Bobby made suckling noises in her arms but remained calm.
“Maybe he’ll sleep through the night.” Dexx shrugged, tipping his head to the side with a hopeful expression.
“How many babies do you know come straight from the hospital able to sleep through the night?”
“I don’t know. I’ve only been around Tyler as a baby and I wasn’t there to help.”
“Oh, you’re going to help with this one, are you?”
“How hard can it be?” He gave her a cheeky, tired grin. “He’s a tiny snot. A little crying. A little drinking. A little pooping. A lot of sleeping? Yeah. I think I got this.”
Paige snorted. “Leah was a baby a long time ago, so I might have forgotten about a lot of things, but I do definitely remember being sleep deprived. Working and taking care of a baby? Yeah. Not easy.”
“Well, then, there’s two of us.”
Paige narrowed her eyes at him as he moved her bags to the floor next to his. “Do you have any idea of the commitment this brings?”
“I’ve been around, Paige.”
“Been around?”
He quirked his lips. “Not like that. I mean, I wasn’t born yesterday. I watch TV. I know that having a baby takes a lot of time.”
Chuckling, Paige searched for a place to put him down. He wasn’t sleeping in bed with her. She wasn’t giving up such treasured space. Even though her arms felt full, and by “full” she meant complete. She’d only felt this happen one other time. When she’d held Leah.
She shook herself. She couldn’t let herself get attached to this baby. He wasn’t really hers. He belonged to Heather.
Who was dead.
If she did fall in love with this baby, something was going to come up. The angels were going to realize they’d chosen the wrong family with whom to entrust their prophet. He was going to be taken away. Somehow.
Unless she stopped it from happening.
How many times was she going to make this circuit in her head?
Until her heart bought off on the viability of a solution.
Warm hands settled on her arms.
She looked up into Dexx’s face, unsure what to expect, what she wanted, what to ask for.
He pressed a kiss onto her forehead. “Come on. Let’s go to bed. You can put Little Tike into the clothes basket for the night.”
“That’s not the worst idea.”
He raised one corner of his lips and nodded, stepping back. He pulled the clothes basket out of the corner and rearranged the towels laying in the bottom. “It’s already for him.”
“Are those clean or dirty?”
He picked up a handful and put them to his nose. “Freshly laundered. Or at least washed in the last few weeks.
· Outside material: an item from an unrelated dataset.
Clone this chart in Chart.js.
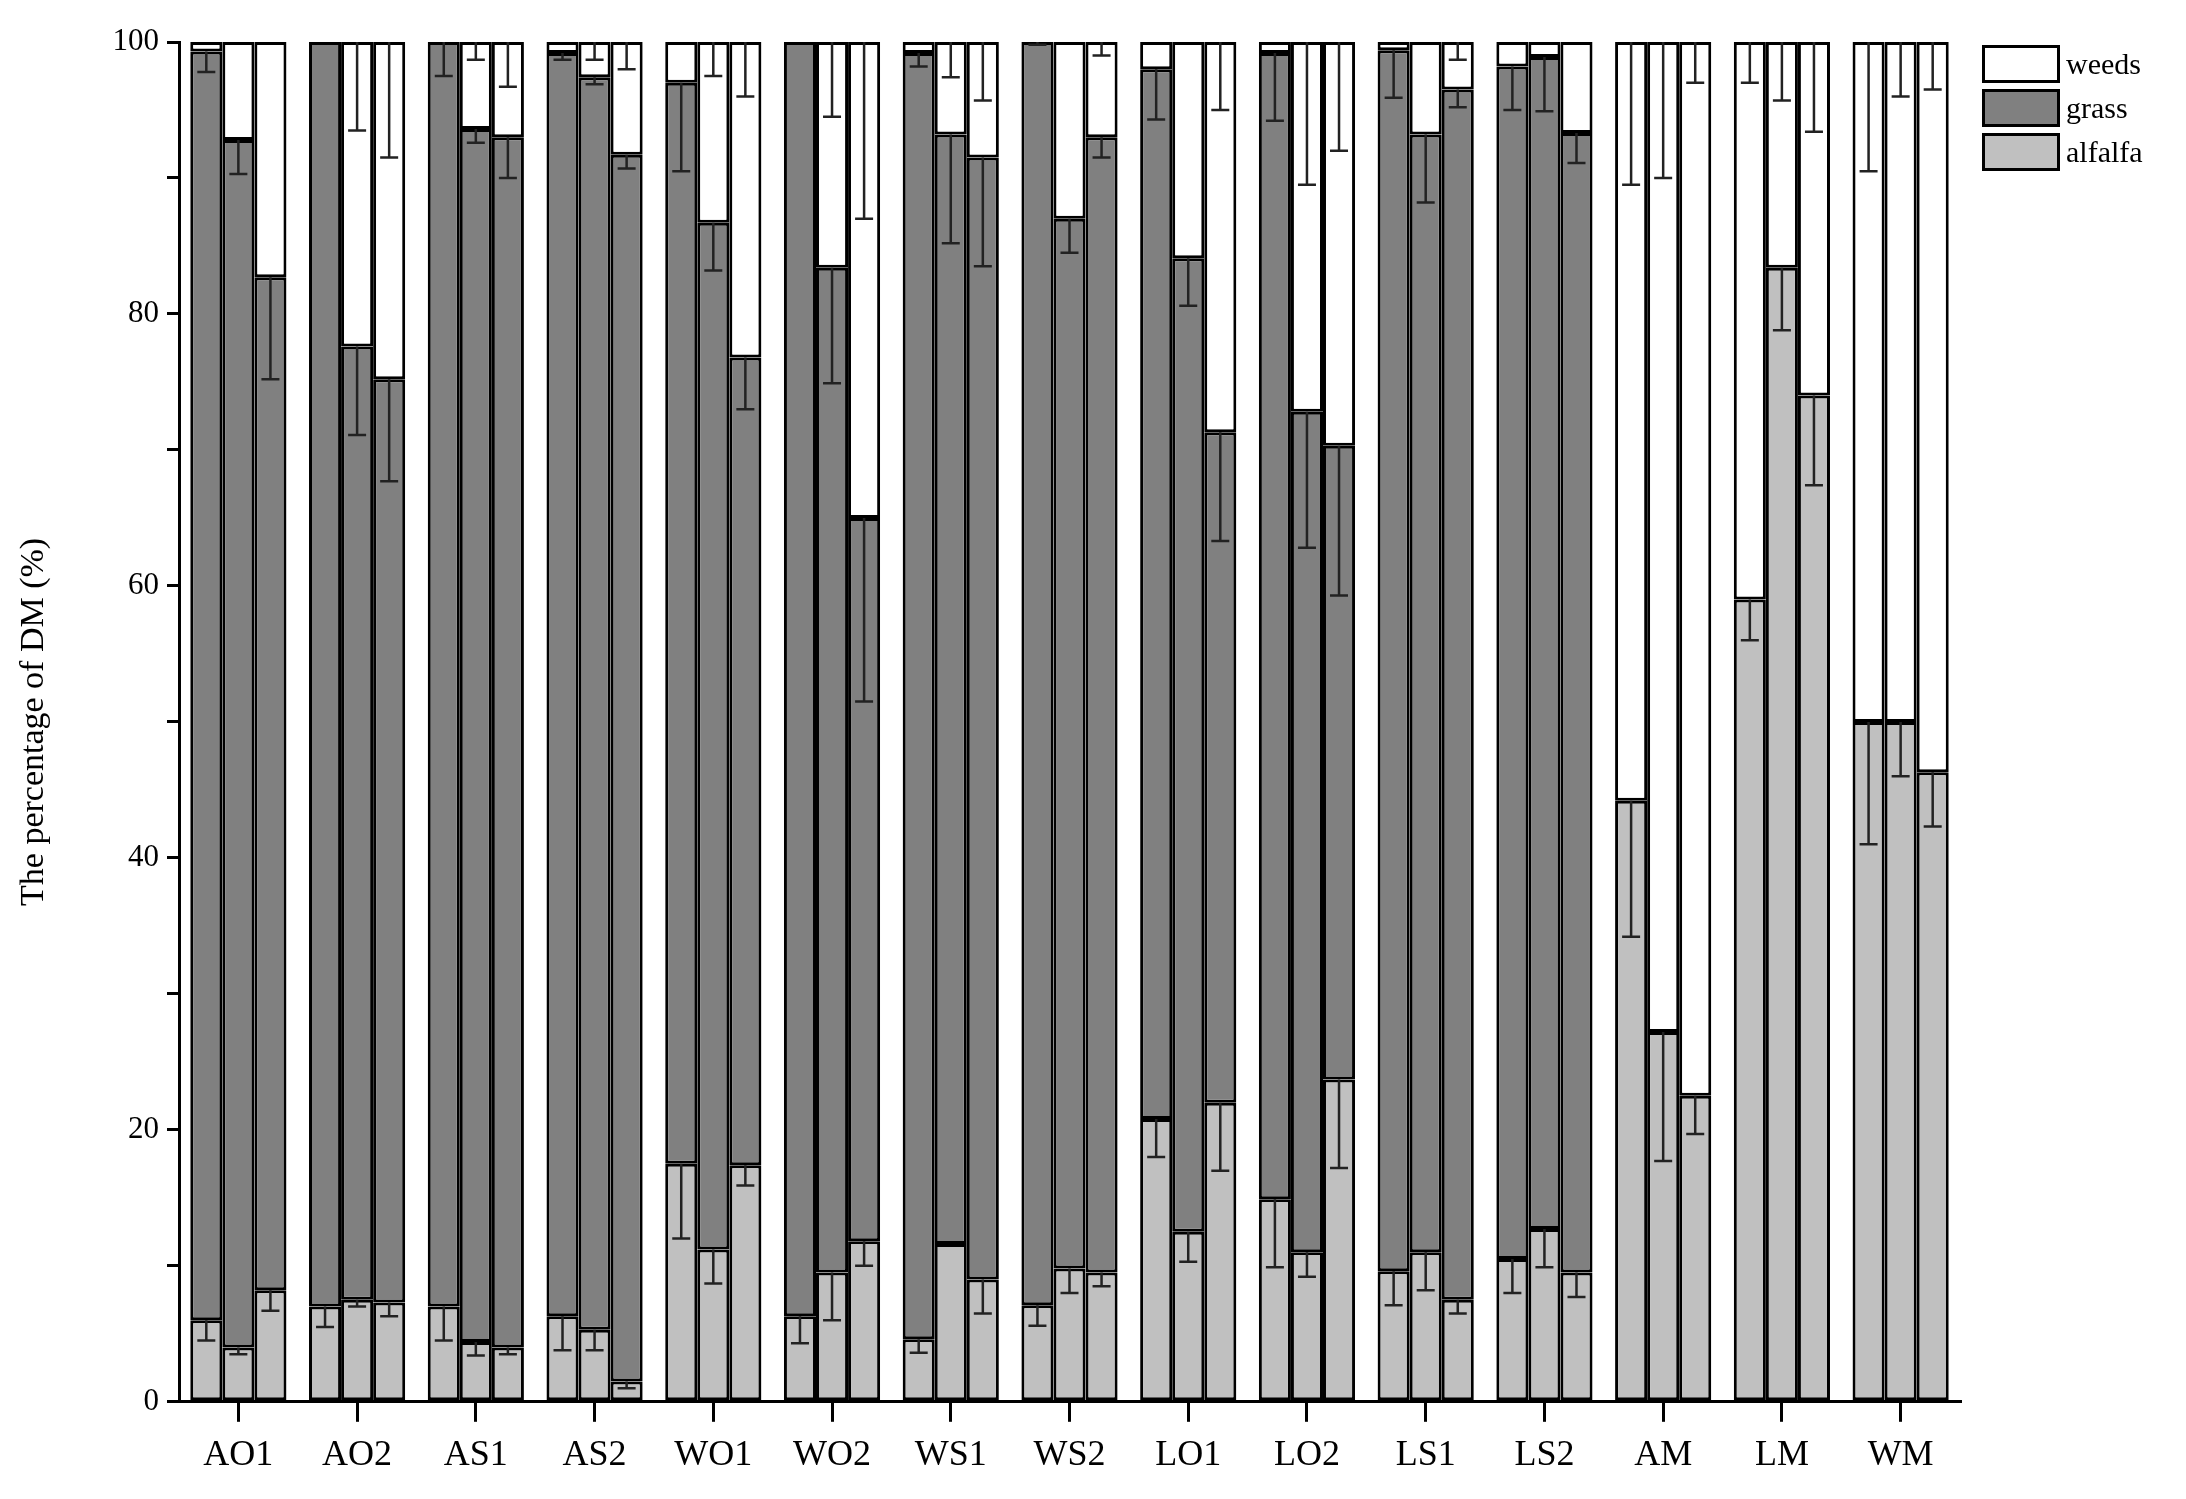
<!DOCTYPE html>
<html><head><meta charset="utf-8">
<script src="https://cdn.jsdelivr.net/npm/chart.js@4"></script>
<style>
body{margin:0;background:#fff;}
#wrap{position:relative;width:2186px;height:1499px;}
#legend{position:absolute;left:1982px;top:42px;font-family:"Liberation Serif";font-size:30px;}
.li{display:flex;align-items:center;height:44px;}
.bx{width:78px;height:38px;border:3px solid #000;box-sizing:border-box;margin-right:6px;}
</style></head><body>
<div id="wrap"><canvas id="c" width="2186" height="1499"></canvas>
<div id="legend">
<div class="li"><div class="bx" style="background:#fff"></div>weeds</div>
<div class="li"><div class="bx" style="background:#808080"></div>grass</div>
<div class="li"><div class="bx" style="background:#c0c0c0"></div>alfalfa</div>
</div></div>
<script>
const categories=["AO1","AO2","AS1","AS2","WO1","WO2","WS1","WS2","LO1","LO2","LS1","LS2","AM","LM","WM"];
const yTicks=[0,20,40,60,80,100];
// three bars per treatment: index 0,1,2
const alfalfa1=[6,7,7,6.3,17.5,6.3,4.6,7.1,20.8,14.9,9.6,10.5,44.2,59,50];
const alfalfa2=[4,7.5,4.4,5.3,11.2,9.5,11.6,9.8,12.5,11,11,12.7,27.2,83.4,50];
const alfalfa3=[8.2,7.3,4,1.5,17.4,11.8,9,9.5,22,23.7,7.5,9.5,22.5,74,46.3];
const grass1=[93.3,93,93,92.9,79.5,93.7,94.6,92.9,77.2,84.3,89.8,87.7,0,0,0];
const grass2=[88.8,70.1,89.2,92.1,75.5,73.9,81.6,77.2,71.6,61.8,82.2,86.2,0,0,0];
const grass3=[74.5,67.9,89,90.2,59.4,53.2,82.5,83.5,49.3,46.6,89,83.8,0,0,0];
const alfErr1=[1.5,1.5,2.5,2.5,5.5,2,1,1.5,2.8,5,2.5,2.5,10,3,9];
const alfErr2=[0.5,0.5,1,1.5,2.5,3.5,0,1.8,2.2,1.8,2.8,2.8,9.5,4.6,4];
const alfErr3=[1.5,1,0.5,0.5,1.5,1.8,2.5,1,5,6.5,1,1.8,2.8,6.6,4];
const grassErr1=[1.5,0,2.5,0.5,6.5,0,1,0.2,3.7,5,3.5,3.2,0,0,0];
const grassErr2=[2.5,6.5,1,0.5,3.5,8.5,8,2.5,3.5,10,5,4,0,0,0];
const grassErr3=[7.5,7.5,3,1,3.8,13.5,8,1.5,8,11,1.3,2.2,0,0,0];
const weedErr1=[0,0,0,0,0,0,0,0,0,0,0,0,10.5,3,9.5];
const weedErr2=[0,6.5,1.3,1.3,2.5,5.5,2.6,0,0,10.5,0,0,10,4.3,4];
const weedErr3=[0,8.5,3.3,2,4,13,4.3,1,5,8,1.3,0,3,6.6,3.5];

const A=[alfalfa1,alfalfa2,alfalfa3],G=[grass1,grass2,grass3];
const EA=[alfErr1,alfErr2,alfErr3],EG=[grassErr1,grassErr2,grassErr3],EW=[weedErr1,weedErr2,weedErr3];
const datasets=[];
for(let k=0;k<3;k++){
  const w=categories.map((_,i)=>Math.max(0,100-A[k][i]-G[k][i]));
  const common={stack:'s'+k,borderColor:'#000',borderWidth:3,borderSkipped:false,barPercentage:1,categoryPercentage:0.81};
  datasets.push({label:'alfalfa',data:A[k],backgroundColor:'#c0c0c0',...common,_k:k,_t:'a'});
  datasets.push({label:'grass',data:G[k],backgroundColor:'#808080',...common,_k:k,_t:'g'});
  datasets.push({label:'weeds',data:w,backgroundColor:'#ffffff',...common,_k:k,_t:'w'});
}
const errPlugin={id:'err',afterDatasetsDraw(chart){
  const ctx=chart.ctx,ys=chart.scales.y;
  ctx.save();ctx.strokeStyle='#222';ctx.lineWidth=2.5;
  chart.data.datasets.forEach((ds,di)=>{
    const meta=chart.getDatasetMeta(di);const k=ds._k;
    ds.data.forEach((v,i)=>{
      let top,err;
      if(ds._t==='a'){top=A[k][i];err=EA[k][i];}
      else if(ds._t==='g'){if(G[k][i]<=0)return;top=A[k][i]+G[k][i];err=EG[k][i];}
      else {top=100;err=EW[k][i];}
      if(!err)return;
      const x=meta.data[i].x,y1=ys.getPixelForValue(top),y2=ys.getPixelForValue(top-err);
      ctx.beginPath();ctx.moveTo(x,y1);ctx.lineTo(x,y2);ctx.moveTo(x-9,y2);ctx.lineTo(x+9,y2);ctx.stroke();
    });
  });
  ctx.restore();
}};
new Chart(document.getElementById('c'),{
  type:'bar',
  data:{labels:categories,datasets},
  plugins:[errPlugin],
  options:{responsive:false,animation:false,
    layout:{padding:{left:10,right:226,top:42,bottom:10}},
    plugins:{legend:{display:false},tooltip:{enabled:false}},
    scales:{
      x:{stacked:true,grid:{display:true,drawOnChartArea:false,drawTicks:true,tickLength:20,color:'#000',lineWidth:3,offset:false},
         border:{display:true,color:'#000',width:3},
         ticks:{color:'#000',font:{family:'Liberation Serif',size:36},padding:12}},
      y:{stacked:true,min:0,max:100,
         afterBuildTicks(s){s.ticks=[];for(let v=0;v<=100;v+=10)s.ticks.push({value:v});},
         afterFit(s){s.width=169;},
         grid:{display:true,drawOnChartArea:false,drawTicks:true,tickLength:12,color:'#000',lineWidth:3},
         border:{display:true,color:'#000',width:3},
         ticks:{color:'#000',font:{family:'Liberation Serif',size:31},padding:8,
           callback:(v)=>yTicks.includes(v)?String(v):''},
         title:{display:true,text:'The percentage of DM (%)',color:'#000',font:{family:'Liberation Serif',size:34},padding:4}}
    }}
});
</script></body></html>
Or at least since the last time they were used.”
Paige sighed and laid Bobby in the basket.
He moved his head from side to side, his eyes remaining closed.
“Leslie uses your room as the clean laundry room,” Dexx said. “Usually when I’m here, you can’t even see the bed.”
“Wow.”
“Yeah, well, see what
you
do when you breed a zoo.”
Family life. For the last five years, she hadn’t even thought of it. Her mind had fled from the idea of it.
And now the idea terrified her.
Dexx pulled off his socks and shucked his pants. “Lay down, turn off the light, and let’s talk.”
She needed that. She dug out her toiletries and took them across the hall. With her teeth brushed, her mascara removed, and her hair brushed out, she returned back to her bedroom. A very full room.
Dexx smiled at her and headed for the bathroom, closing the door behind him.
Thank goodness. That whole peeing with the door open thing he did at Paige’s apartment was weird.
She took off her clothes, changing into a chemise. She stared at the scar on her chest that was partially hidden beneath the pale pink cloth. For all that pink was her least favorite color, she sure seemed to have an awful lot of it.
The scar, though. For as much trouble as that thing had brought to her life, she had a lot to thank Sven for. He’d given her her memories back. He’d given her her gifts back. He’d brought her back into her own life again.